In the Bonin Islands 110 Marines along with some 18 Japanese war criminals and suspects awaited transportation to Guam. A round trip to Saipan followed and then on to Pearl Harbor, where was taken in tow and delivered on 29 May at San Francisco. Upon resuming her journey she transited the Panama Canal on 5 July, visited Norfolk, unloaded her ammunition in New Jersey and decommissioned at Staten Island, New York on 6 August 1946.

The ship remained in the 3rd Naval District serving the Naval Reserve Training Program until transferred to the Reserve Fleet, Green Cove Springs, Florida in September 1949.

===Mine squadron flagship, 1952-1958===
The outbreak of Communist aggression in Korea ended her retirement two years later. Recommissioning on 11 January 1952 preceded conversion as a mine squadron flagship and logistic support vessel. Helicopter landing, fueling, and repair facilities also permitted her to embark and control helicopters as demonstrated during 1955 LANTMINEX. Also during 1955, on 1 July, LST–1069 was named USS Orleans Parish (LST-1069), and in December, she made her first Atlantic crossing to take part in an Atlantic Fleet mine evaluation project at Port Lyautey, French Morocco. Her duties as flagship for MinRon 8 were interrupted from 16 December 1957 to 19 December 1958, while the ship was out of commission in reserve at Charleston, South Carolina.
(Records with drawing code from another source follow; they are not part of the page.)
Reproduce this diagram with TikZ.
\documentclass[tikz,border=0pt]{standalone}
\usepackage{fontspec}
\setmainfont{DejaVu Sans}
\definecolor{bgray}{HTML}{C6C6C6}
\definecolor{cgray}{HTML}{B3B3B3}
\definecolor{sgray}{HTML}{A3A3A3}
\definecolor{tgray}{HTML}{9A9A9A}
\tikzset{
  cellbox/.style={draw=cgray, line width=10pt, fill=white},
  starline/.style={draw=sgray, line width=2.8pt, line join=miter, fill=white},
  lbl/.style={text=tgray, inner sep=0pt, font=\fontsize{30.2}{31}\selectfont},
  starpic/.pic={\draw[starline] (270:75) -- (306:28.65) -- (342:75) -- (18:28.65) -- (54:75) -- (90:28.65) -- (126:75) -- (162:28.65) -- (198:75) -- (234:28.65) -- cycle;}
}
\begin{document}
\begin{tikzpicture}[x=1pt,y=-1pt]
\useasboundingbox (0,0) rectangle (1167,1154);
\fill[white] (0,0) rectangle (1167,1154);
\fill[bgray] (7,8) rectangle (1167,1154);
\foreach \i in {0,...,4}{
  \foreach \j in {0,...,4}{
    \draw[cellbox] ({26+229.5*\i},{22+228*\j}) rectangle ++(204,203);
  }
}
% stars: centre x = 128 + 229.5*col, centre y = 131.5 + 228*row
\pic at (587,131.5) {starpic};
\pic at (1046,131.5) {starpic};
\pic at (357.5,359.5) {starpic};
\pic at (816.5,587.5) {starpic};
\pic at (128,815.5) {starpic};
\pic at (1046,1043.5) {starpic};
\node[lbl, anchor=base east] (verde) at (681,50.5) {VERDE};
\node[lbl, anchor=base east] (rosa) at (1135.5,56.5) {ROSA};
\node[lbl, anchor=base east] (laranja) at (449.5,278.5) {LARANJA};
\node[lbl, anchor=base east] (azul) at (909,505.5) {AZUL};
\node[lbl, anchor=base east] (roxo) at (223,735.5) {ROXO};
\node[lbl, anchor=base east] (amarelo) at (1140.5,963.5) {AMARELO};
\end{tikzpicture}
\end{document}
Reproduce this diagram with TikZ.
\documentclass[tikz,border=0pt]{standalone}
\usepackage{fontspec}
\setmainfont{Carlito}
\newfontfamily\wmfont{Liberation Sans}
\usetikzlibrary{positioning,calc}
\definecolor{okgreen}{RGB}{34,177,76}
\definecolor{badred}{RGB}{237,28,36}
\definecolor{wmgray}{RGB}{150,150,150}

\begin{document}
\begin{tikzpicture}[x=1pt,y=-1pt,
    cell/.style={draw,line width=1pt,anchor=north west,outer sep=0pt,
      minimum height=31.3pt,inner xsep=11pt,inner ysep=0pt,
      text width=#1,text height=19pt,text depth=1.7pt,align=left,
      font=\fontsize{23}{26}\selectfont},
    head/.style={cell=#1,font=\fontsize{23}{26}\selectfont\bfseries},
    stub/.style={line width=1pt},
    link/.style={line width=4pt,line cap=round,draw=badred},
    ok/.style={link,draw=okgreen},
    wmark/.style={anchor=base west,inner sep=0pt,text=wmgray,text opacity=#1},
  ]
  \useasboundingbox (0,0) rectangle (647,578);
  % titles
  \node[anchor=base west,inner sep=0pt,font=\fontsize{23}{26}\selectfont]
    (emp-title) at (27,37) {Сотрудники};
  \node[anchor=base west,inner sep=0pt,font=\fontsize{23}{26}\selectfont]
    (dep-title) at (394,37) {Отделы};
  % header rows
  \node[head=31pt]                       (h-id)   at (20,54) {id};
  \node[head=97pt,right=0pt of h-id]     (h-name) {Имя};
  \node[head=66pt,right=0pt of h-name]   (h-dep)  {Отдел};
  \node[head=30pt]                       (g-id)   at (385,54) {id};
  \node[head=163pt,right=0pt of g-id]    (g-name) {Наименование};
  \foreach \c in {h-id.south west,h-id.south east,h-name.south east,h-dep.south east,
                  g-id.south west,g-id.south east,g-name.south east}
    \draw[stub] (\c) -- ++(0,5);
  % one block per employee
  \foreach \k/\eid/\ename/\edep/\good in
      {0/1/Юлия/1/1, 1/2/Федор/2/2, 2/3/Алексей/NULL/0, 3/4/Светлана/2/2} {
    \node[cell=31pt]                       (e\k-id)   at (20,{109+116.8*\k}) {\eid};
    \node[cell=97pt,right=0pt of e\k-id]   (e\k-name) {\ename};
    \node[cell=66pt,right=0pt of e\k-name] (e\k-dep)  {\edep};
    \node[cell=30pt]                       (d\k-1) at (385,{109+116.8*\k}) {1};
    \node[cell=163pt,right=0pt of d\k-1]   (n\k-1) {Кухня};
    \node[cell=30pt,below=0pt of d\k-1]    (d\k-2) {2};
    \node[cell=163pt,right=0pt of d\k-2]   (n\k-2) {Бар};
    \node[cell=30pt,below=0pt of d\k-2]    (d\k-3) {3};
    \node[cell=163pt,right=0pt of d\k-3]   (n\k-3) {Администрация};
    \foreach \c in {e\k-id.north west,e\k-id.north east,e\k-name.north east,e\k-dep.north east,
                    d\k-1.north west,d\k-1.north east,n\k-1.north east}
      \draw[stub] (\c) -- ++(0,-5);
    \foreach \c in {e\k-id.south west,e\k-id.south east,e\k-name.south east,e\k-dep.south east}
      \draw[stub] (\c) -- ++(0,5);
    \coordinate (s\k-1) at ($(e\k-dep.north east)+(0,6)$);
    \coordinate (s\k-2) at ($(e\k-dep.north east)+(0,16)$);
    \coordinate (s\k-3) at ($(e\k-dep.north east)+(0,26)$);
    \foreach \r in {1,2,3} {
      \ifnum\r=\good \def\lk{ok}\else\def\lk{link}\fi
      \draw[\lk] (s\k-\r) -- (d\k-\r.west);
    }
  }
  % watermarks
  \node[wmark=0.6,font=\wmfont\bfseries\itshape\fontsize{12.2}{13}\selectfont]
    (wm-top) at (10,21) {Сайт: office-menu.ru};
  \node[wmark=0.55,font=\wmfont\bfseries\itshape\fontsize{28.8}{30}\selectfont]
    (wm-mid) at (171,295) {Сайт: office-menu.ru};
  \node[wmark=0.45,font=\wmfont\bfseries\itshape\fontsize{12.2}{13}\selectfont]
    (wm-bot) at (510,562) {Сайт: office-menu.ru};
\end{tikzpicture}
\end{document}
===Mine countermeasures support ship, 1959-1966===
With additional communications equipment installed and other modifications she rejoined the fleet as the mine countermeasures support ship, USS Orleans Parish (MSC–6). Besides resuming participation in the annual Springboard, MinEx, and PhibEx exercises, on 20 November 1959 she departed Charleston escorting across the Atlantic several recently acquired Norwegian and Spanish minesweepers. After visiting Lisbon, Portugal she returned to her homeport on 4 January 1960. That summer she conducted her first ROTC Midshipmen indoctrination cruise. During February 1963 she paid her first visit to her namesake city at the height of the Mardi Gras festival.

===Military Sea Transportation Service, 1966-1970===
Orleans Parishs area of operation and assignment changed greatly when she decommissioned on 20 May 1966, and was transferred to the Military Sea Transportation Service (MSTS). Again designated USS Orleans Parish (LST–1069) and altered to serve as a cargo ship, she soon received a civilian crew and 12 September sailed for the Panama Canal and the Pacific. Her first voyage brought her to Guam; Subic Bay, Philippines; Vũng Tàu, South Vietnam; and Yokohama, Japan. She continued to sail in 1970 under the MSTS Far Eastern Command.

===Decommissioning and sale===
Subsequently, placed out of service, she was struck from the Naval Vessel Register on 30 June 1975. The ship was sold to the Republic of the Philippines on 1 September 1976 to serve as BRP Cotabato Del Norte (LT-511).